Fast jedes dritte Kind kommt in Nordrhein- Westfalen per Kaiserschnitt zur Welt. Dabei liegen die Raten regional zwischen 24 (Rhein-Sieg-Kreis) und 43 Prozent (Kreis Olpe). Dies sei nicht plausibel zu erklären, sagte NRW-Gesundheitsministerin Barbara Steffens (Grüne) in Düsseldorf. Laut Weltgesundheitsorganisation sollte die Rate höchstens bei 15 Prozent liegen.
Steffens legte am Montag den Abschlussbericht eines Runden Tisches vor, an dem Regierungs- und Gesundheitsvertreter seit Februar 2014 die Qualität der Geburtshilfe erörtert hatten. Ein Ergebnis: Es gibt zu wenig gesicherte Daten über Schwangerschaft und Geburt. Dazu will die Ministerin eine wissenschaftliche Untersuchung in Auftrag geben.

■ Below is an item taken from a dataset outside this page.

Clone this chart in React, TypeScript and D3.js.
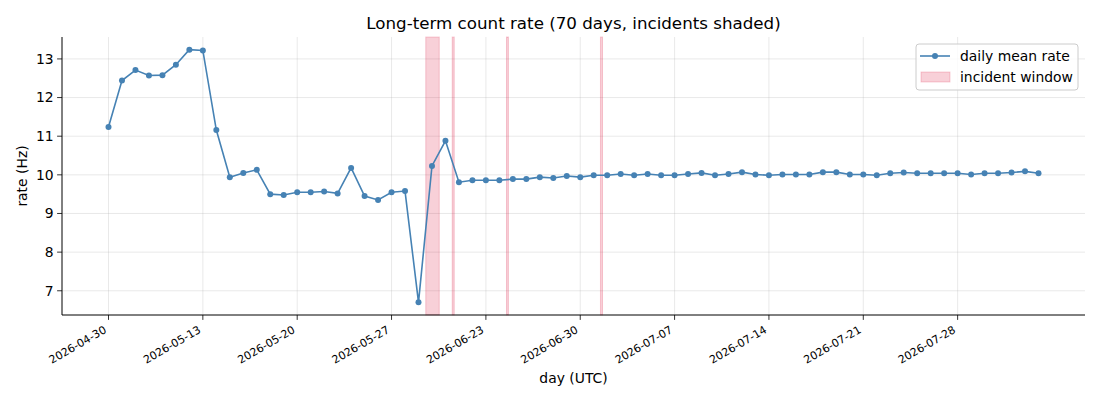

Zudem sollen Modellprojekte in Kliniken gefördert werden, die zeigen, wie die Raten gesenkt werden können trotz allgemeiner Zunahme von Risikoschwangerschaften. So sei es einer Klinik in Coesfeld gelungen, die Rate auf 19 Prozent zu drosseln. Allerdings fehlten ihr infolgedessen eine halbe Million Euro an Einnahmen, berichtete Nicola Bauer, Professorin für Hebammenwissenschaft an der Hochschule für Gesundheit NRW.
Deshalb müsse auch geprüft werden, wie die stark unterschiedlichen Vergütungssätze bei natürlichen Geburten und beim Kaiserschnitt zu rechtfertigen seien und Fehlanreize vermieden werden können. Bei der natürlichen Geburt liegen die Sätze zwischen 1272 und 1790 Euro, beim Kaiserschnitt zwischen 2371 und 4992 Euro.
Seit dem Jahr 2000 ist die Kaiserschnittrate in NRW von 22,5 auf 32,8 Prozent (2014) aller Geburten gestiegen. Etwa die Hälfte der Fälle sei ein vorab geplanter Kaiserschnitt, erläuterte Bauer. Bundesweit lag die Rate im vergangenen Jahr mit 31,8 Prozent leicht niedriger als in NRW, gehörte aber zur europäischen Spitzengruppe. Dabei gäbe es in rund 90 Prozent aller Kaiserschnitt-Indikationen Spielraum.
Einer Studie zufolge wünschten sich maximal fünf Prozent aller Frauen einen Kaiserschnitt, sagte Bauer. Eine Untersuchung aus Niedersachsen, für die eine Million Daten ausgewertet worden sei, zeige aber das krasse Gegenteil: Von allen Frauen, die ohne Risiko in die Geburt gegangen sind, kamen nur acht Prozent ohne jede Intervention heraus – das heißt ohne Schmerzmedikation, Kaiser- oder Dammschnitt.
“Die Interventionsrate sinkt, wenn die Gebärende im Kreißsaal ständig von einer Hebamme betreut und nicht alleine gelassen wird”, sagte Bauer. Das Ministerium will prüfen, ob die eigenverantwortliche Arbeit von Hebammen im Kreißsaal gefördert werden kann.